New submissions go first to a managing editor. Unless the managing editor judges the submission to be clearly unsuitable, the details of the paper and its electronic location are entered in the editorial log, which is accessible to all members of the editorial board. The managing editor then seeks an appropriate academic editor who is willing to act as "responsible editor" for the paper.

This editor is then responsible for obtaining one or more suitable referee reports and negotiating with the authors any major rewriting requested by referees. Responsible editors should not themselves serve as sole referee except in cases where a case for rejection is clear. Responsible editors can route communications with authors through the managing editor if they wish to stay anonymous, or they may communicate directly. It is important that authors be aware that there is no guarantee of acceptance, even if revisions are requested, see notes below. The responsible editor ultimately recommends rejection or acceptance, with a supporting case that includes the recommendations of the referee(s). The managing editor then circulates this recommendation and supporting case to the entire academic editorial board.

If rejection is recommended then there is a one week period in which other editors may make a case to reprieve the paper. If no such case is made, the paper is then rejected.

If acceptance is recommended (either by the original responsible editor or by another editor) there is a four week period for email discussion during which any editor may second the recommendation to accept or may make a case for rejection or for further review or revision. If any editor recommends rejection (with an appropriate supporting case) then, after a one week period for reprieve has elapsed, the paper is rejected. If further review or revision is called for then the responsible editor continues to handle the paper until he or she is ready to make a new recommendation to accept or reject. A paper can be accepted only if the four week discussion period has elapsed, two further editors have seconded acceptance, and no recommendation for rejection or further review is pending. If at the end of the discussion period the recommendation to accept is pending but two seconders have not yet been identified, then the managing editor appoints one or two further (willing) editors to evaluate the case; the paper is accepted only if these editors recommend acceptance. The three editors who accept a paper -- the nominating editor and the two seconding editors -- are identified in the finally published paper.

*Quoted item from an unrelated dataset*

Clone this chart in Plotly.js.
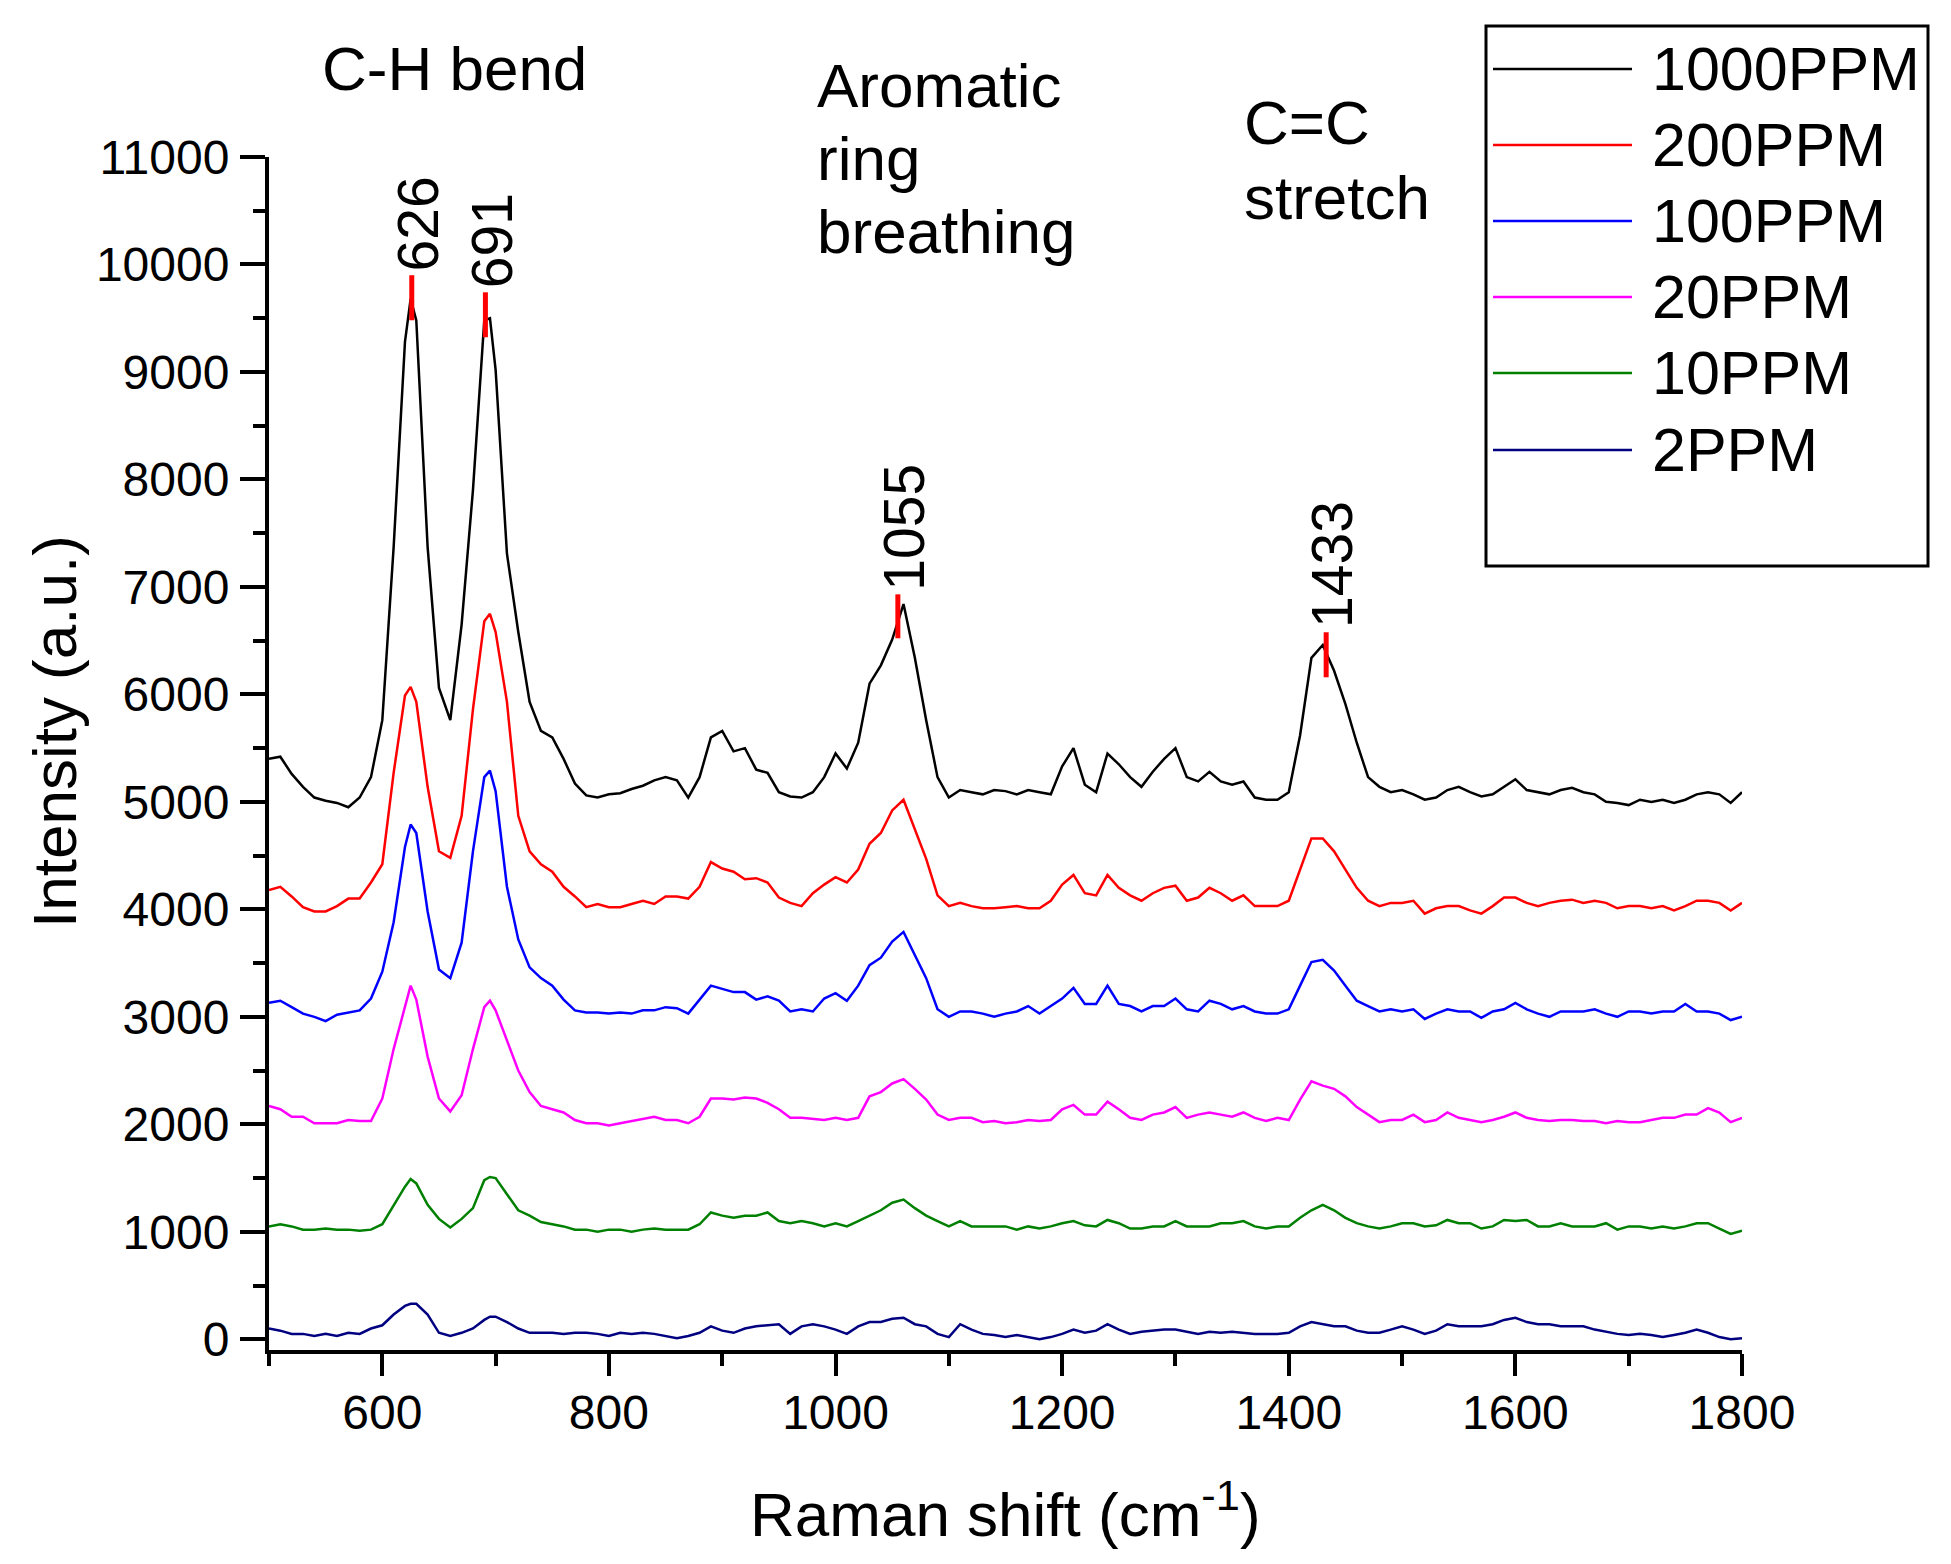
<!DOCTYPE html>
<html>
<head>
<meta charset="utf-8">
<script src="https://cdn.plot.ly/plotly-3.0.1.min.js"></script>
<style>
  html, body { margin: 0; padding: 0; background: #fff; }
  #chartBox { width: 1951px; height: 1564px; }
</style>
</head>
<body>
<div id="chartBox"></div>
<script>
// Raman shift (cm-1)
const shift = [
  500, 510, 520, 530, 540, 550, 560, 570, 580, 590,
  600, 610, 620, 625, 630, 640, 650, 660, 670, 680, 690, 695,
  700, 710, 720, 730, 740, 750, 760, 770, 780, 790,
  800, 810, 820, 830, 840, 850, 860, 870, 880, 890,
  900, 910, 920, 930, 940, 950, 960, 970, 980, 990,
  1000, 1010, 1020, 1030, 1040, 1050, 1060, 1070, 1080, 1090,
  1100, 1110, 1120, 1130, 1140, 1150, 1160, 1170, 1180, 1190,
  1200, 1210, 1220, 1230, 1240, 1250, 1260, 1270, 1280, 1290,
  1300, 1310, 1320, 1330, 1340, 1350, 1360, 1370, 1380, 1390,
  1400, 1410, 1420, 1430, 1440, 1450, 1460, 1470, 1480, 1490,
  1500, 1510, 1520, 1530, 1540, 1550, 1560, 1570, 1580, 1590,
  1600, 1610, 1620, 1630, 1640, 1650, 1660, 1670, 1680, 1690,
  1700, 1710, 1720, 1730, 1740, 1750, 1760, 1770, 1780, 1790,
  1800
];

// intensity (a.u.)
const s1000 = [
  5400, 5420, 5260, 5140, 5040, 5010, 4990, 4950, 5040, 5230,
  5760, 7370, 9280, 9680, 9480, 7370, 6060, 5760, 6650, 7900, 9480, 9500,
  9020, 7310, 6580, 5930, 5660, 5600, 5400, 5170, 5060, 5040,
  5070, 5080, 5120, 5150, 5200, 5230, 5200, 5040, 5230, 5600,
  5660, 5470, 5500, 5300, 5270, 5090, 5050, 5040, 5090, 5230,
  5450, 5310, 5550, 6100, 6270, 6510, 6840, 6340, 5760, 5230,
  5040, 5110, 5090, 5070, 5110, 5100, 5070, 5110, 5090, 5070,
  5330, 5500, 5160, 5090, 5450, 5350, 5230, 5140, 5280, 5400,
  5500, 5230, 5190, 5280, 5190, 5160, 5190, 5040, 5020, 5020,
  5090, 5620, 6340, 6460, 6220, 5910, 5550, 5230, 5140, 5090,
  5110, 5070, 5020, 5040, 5110, 5140, 5090, 5050, 5070, 5140,
  5210, 5110, 5090, 5070, 5110, 5130, 5090, 5070, 5000, 4990,
  4970, 5020, 5000, 5020, 4990, 5020, 5070, 5090, 5070, 4990,
  5090
];
const s200 = [
  4180, 4210, 4120, 4020, 3980, 3980, 4030, 4100, 4100, 4250,
  4420, 5270, 5990, 6070, 5930, 5140, 4540, 4480, 4870, 5860, 6680, 6750,
  6580, 5930, 4870, 4540, 4420, 4350, 4210, 4120, 4020, 4050,
  4020, 4020, 4050, 4080, 4050, 4120, 4120, 4100, 4210, 4440,
  4380, 4350, 4280, 4290, 4250, 4110, 4060, 4030, 4150, 4230,
  4300, 4250, 4370, 4610, 4710, 4920, 5020, 4750, 4470, 4130,
  4030, 4060, 4030, 4010, 4010, 4020, 4030, 4010, 4010, 4080,
  4230, 4320, 4150, 4130, 4320, 4200, 4130, 4080, 4150, 4200,
  4220, 4080, 4110, 4200, 4150, 4080, 4130, 4030, 4030, 4030,
  4080, 4370, 4660, 4660, 4540, 4370, 4200, 4080, 4030, 4060,
  4060, 4080, 3960, 4010, 4030, 4030, 3990, 3960, 4030, 4110,
  4110, 4060, 4030, 4060, 4080, 4090, 4060, 4080, 4060, 4010,
  4030, 4030, 4010, 4030, 3990, 4030, 4080, 4080, 4060, 3990,
  4060
];
const s100 = [
  3130, 3150, 3090, 3030, 3000, 2960, 3020, 3040, 3060, 3170,
  3420, 3880, 4580, 4790, 4710, 3980, 3440, 3360, 3690, 4540, 5230, 5290,
  5100, 4210, 3720, 3460, 3360, 3290, 3160, 3060, 3040, 3040,
  3030, 3040, 3030, 3060, 3060, 3090, 3080, 3030, 3160, 3290,
  3260, 3230, 3230, 3160, 3190, 3150, 3050, 3070, 3050, 3170,
  3220, 3150, 3290, 3480, 3550, 3700, 3790, 3580, 3360, 3070,
  3000, 3050, 3050, 3030, 3000, 3030, 3050, 3100, 3030, 3100,
  3170, 3270, 3120, 3120, 3290, 3120, 3100, 3050, 3100, 3100,
  3170, 3070, 3050, 3150, 3120, 3070, 3100, 3050, 3030, 3030,
  3070, 3290, 3510, 3530, 3430, 3290, 3150, 3100, 3050, 3070,
  3050, 3070, 2980, 3030, 3070, 3050, 3050, 2990, 3050, 3070,
  3130, 3070, 3030, 3000, 3050, 3050, 3050, 3070, 3030, 3000,
  3050, 3050, 3030, 3050, 3050, 3120, 3050, 3050, 3030, 2970,
  3000
];
const s20 = [
  2170, 2140, 2070, 2070, 2010, 2010, 2010, 2040, 2030, 2030,
  2240, 2700, 3090, 3290, 3160, 2630, 2240, 2120, 2270, 2700, 3090, 3150,
  3060, 2770, 2500, 2300, 2170, 2140, 2110, 2040, 2010, 2010,
  1990, 2010, 2030, 2050, 2070, 2040, 2040, 2010, 2070, 2240,
  2240, 2230, 2250, 2240, 2200, 2140, 2060, 2060, 2050, 2040,
  2060, 2040, 2060, 2260, 2300, 2380, 2420, 2330, 2230, 2090,
  2040, 2060, 2060, 2020, 2030, 2010, 2020, 2040, 2030, 2040,
  2140, 2180, 2090, 2090, 2210, 2140, 2060, 2040, 2090, 2110,
  2160, 2060, 2090, 2110, 2090, 2070, 2110, 2060, 2030, 2060,
  2040, 2230, 2400, 2360, 2330, 2260, 2160, 2090, 2020, 2040,
  2040, 2090, 2020, 2040, 2110, 2060, 2040, 2020, 2040, 2070,
  2110, 2060, 2040, 2030, 2040, 2040, 2030, 2030, 2010, 2030,
  2020, 2020, 2040, 2060, 2060, 2090, 2090, 2150, 2110, 2020,
  2060
];
const s10 = [
  1050, 1070, 1050, 1020, 1020, 1030, 1020, 1020, 1010, 1020,
  1070, 1250, 1420, 1490, 1450, 1250, 1120, 1040, 1120, 1220, 1480, 1510,
  1500, 1350, 1200, 1150, 1090, 1070, 1050, 1020, 1020, 1000,
  1020, 1020, 1000, 1020, 1030, 1020, 1020, 1020, 1070, 1180,
  1150, 1130, 1150, 1150, 1180, 1100, 1080, 1100, 1080, 1050,
  1080, 1050, 1100, 1150, 1200, 1270, 1300, 1220, 1150, 1100,
  1050, 1100, 1050, 1050, 1050, 1050, 1020, 1050, 1030, 1050,
  1080, 1100, 1060, 1050, 1110, 1080, 1030, 1030, 1050, 1050,
  1100, 1050, 1050, 1050, 1080, 1080, 1100, 1050, 1030, 1050,
  1050, 1130, 1200, 1250, 1200, 1130, 1080, 1050, 1030, 1050,
  1080, 1080, 1050, 1060, 1110, 1080, 1080, 1030, 1050, 1110,
  1100, 1110, 1050, 1050, 1080, 1050, 1050, 1050, 1080, 1020,
  1050, 1050, 1030, 1050, 1030, 1050, 1080, 1080, 1030, 980,
  1010
];
const s2 = [
  100, 80, 50, 50, 30, 50, 30, 60, 50, 100,
  130, 230, 310, 330, 330, 230, 60, 30, 60, 100, 180, 210,
  210, 160, 100, 60, 60, 60, 50, 60, 60, 50,
  30, 60, 50, 60, 50, 30, 10, 30, 60, 120,
  80, 60, 100, 120, 130, 140, 50, 120, 140, 120,
  90, 50, 120, 160, 160, 190, 200, 140, 120, 50,
  20, 140, 90, 50, 40, 20, 40, 20, 0, 20,
  50, 90, 60, 80, 140, 90, 50, 70, 80, 90,
  90, 70, 50, 70, 60, 70, 60, 50, 50, 50,
  60, 120, 160, 140, 120, 120, 80, 60, 60, 90,
  120, 90, 50, 80, 140, 120, 120, 120, 140, 180,
  200, 160, 140, 140, 120, 120, 120, 90, 70, 50,
  40, 50, 40, 20, 40, 60, 90, 60, 20, 0,
  10
];

const seriesNames = ['1000PPM', '200PPM', '100PPM', '20PPM', '10PPM', '2PPM'];
const seriesValues = [s1000, s200, s100, s20, s10, s2];
const seriesColors = ['#000000', '#ff0000', '#0000ff', '#ff00ff', '#008000', '#000080'];

// marked peaks
const peakPos = [626, 691, 1055, 1433];
const peakTop = [9900, 9741, 6931, 6578];
const peakBottom = [9481, 9323, 6522, 6159];

const FONT = '"Liberation Sans", Arial, sans-serif';
const W = 1951, H = 1564;
const plotL = 269, plotR = 1742, plotT = 157, plotB = 1350;

// pixel -> paper
const px = x => (x - plotL) / (plotR - plotL);
const py = y => (plotB - y) / (plotB - plotT);

const traces = [];
for (let i = seriesValues.length - 1; i >= 0; i--) {
    traces.push({
        x: shift,
        y: seriesValues[i],
        name: seriesNames[i],
        type: 'scatter',
        mode: 'lines',
        line: { color: seriesColors[i], width: 2.5 },
        showlegend: false
    });
}

// red peak markers
const tickX = [], tickY = [];
peakPos.forEach((p, i) => {
    tickX.push(p, p, null);
    tickY.push(peakBottom[i], peakTop[i], null);
});
traces.push({
    x: tickX, y: tickY, type: 'scatter', mode: 'lines',
    line: { color: '#ff0000', width: 5 }, showlegend: false
});

const annotations = [];
peakPos.forEach((p, i) => {
    annotations.push({
        x: p, y: peakTop[i], xref: 'x', yref: 'y',
        text: String(p), showarrow: false, textangle: -90,
        xanchor: 'center', yanchor: 'bottom', xshift: 6, yshift: 2,
        font: { family: FONT, size: 57, color: '#000' }
    });
});

const bandText = [
    ['C-H bend', 320, 69],
    ['Aromatic', 815, 86],
    ['ring', 815, 159],
    ['breathing', 815, 231],
    ['C=C', 1242, 123],
    ['stretch', 1242, 197]
];
bandText.forEach(([t, x, y]) => {
    annotations.push({
        x: px(x), y: py(y), xref: 'paper', yref: 'paper',
        text: t, showarrow: false, xanchor: 'left', yanchor: 'middle',
        font: { family: FONT, size: 62, color: '#000' }
    });
});

// axis titles
annotations.push({
    x: 0.5, y: py(1510), xref: 'paper', yref: 'paper',
    text: 'Raman shift (cm<sup>-1</sup>)', showarrow: false,
    xanchor: 'center', yanchor: 'middle',
    font: { family: FONT, size: 62, color: '#000' }
});
annotations.push({
    x: px(54), y: py(732), xref: 'paper', yref: 'paper',
    text: 'Intensity (a.u.)', showarrow: false, textangle: -90,
    xanchor: 'center', yanchor: 'middle',
    font: { family: FONT, size: 62, color: '#000' }
});

// legend drawn by hand
const shapes = [{
    type: 'rect', xref: 'paper', yref: 'paper',
    x0: px(1486), x1: px(1928), y0: py(26), y1: py(566),
    line: { color: '#000', width: 3 }, fillcolor: 'rgba(0,0,0,0)'
}];
const legendRowY = [69, 145, 221, 297, 373, 450];
seriesNames.forEach((name, i) => {
    shapes.push({
        type: 'line', xref: 'paper', yref: 'paper',
        x0: px(1493), x1: px(1632), y0: py(legendRowY[i]), y1: py(legendRowY[i]),
        line: { color: seriesColors[i], width: 2.5 }
    });
    annotations.push({
        x: px(1650), y: py(legendRowY[i]), xref: 'paper', yref: 'paper',
        text: name, showarrow: false, xanchor: 'left', yanchor: 'middle',
        font: { family: FONT, size: 61, color: '#000' }
    });
});

const layout = {
    width: W,
    height: H,
    margin: { l: plotL, r: W - plotR, t: plotT, b: H - plotB, pad: 0 },
    paper_bgcolor: '#fff',
    plot_bgcolor: '#fff',
    showlegend: false,
    font: { family: FONT, color: '#000' },
    xaxis: {
        range: [500, 1800],
        tick0: 0, dtick: 200,
        ticks: 'outside', ticklen: 22, tickwidth: 4, tickcolor: '#000',
        minor: { dtick: 100, tick0: 0, ticks: 'outside', ticklen: 12, tickwidth: 4, tickcolor: '#000', showgrid: false },
        showline: true, linewidth: 4, linecolor: '#000',
        showgrid: false, zeroline: false,
        tickformat: 'd',
        tickfont: { family: FONT, size: 48, color: '#000' },
        ticklabelstandoff: -5
    },
    yaxis: {
        range: [-100, 11000],
        tick0: 0, dtick: 1000,
        ticks: 'outside', ticklen: 25, tickwidth: 4, tickcolor: '#000',
        minor: { dtick: 500, tick0: 0, ticks: 'outside', ticklen: 12, tickwidth: 4, tickcolor: '#000', showgrid: false },
        showline: true, linewidth: 4, linecolor: '#000',
        showgrid: false, zeroline: false,
        tickformat: 'd',
        tickfont: { family: FONT, size: 48, color: '#000' },
        ticklabelstandoff: 1
    },
    annotations: annotations,
    shapes: shapes
};

Plotly.newPlot('chartBox', traces, layout, { staticPlot: true, displayModeBar: false });
</script>
</body>
</html>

A paper is deemed "timed-out" (and rejected) if no final decision has been made about the paper within twelve weeks of the initial recommendation. The managing editor has the discretion to extend the time-out period if there is good reason or to otherwise adjust procedures in individual cases as appropriate.

After acceptance, the managing editors are responsible for obtaining any further minor corrections from the author(s), including any reformatting which is necessary, and for publication.

Notes

Authors are reminded that being asked for corrections or to rewrite parts of their work (usually at the request of the referee) does not imply that the paper will be accepted after correction. Technically this is an invitation to resubmit, with no guarantee of acceptance.

Papers submitted by academic editors are treated exactly as other papers except that the author is excluded from discussion. If a managing editor submits a paper then another (or an ad hoc) managing editor deals with the correspondence over the paper. Other editors should feel no obligation to treat papers submitted by editors with any special favour.

The responsible editor for a submission to G&T is expected to consult one or more external referees, unless the case for rejection is clear.

Editors should consider, before serving as responsible editor for a paper or seconding a paper, whether there might be an issue of conflict of interests. Examples when such conflicts might exist include: (a) The content of the paper reflects graduate work done under the editor's direction; (b) The editor is a current collaborator with an author of the submitted paper on a project referred to in the paper.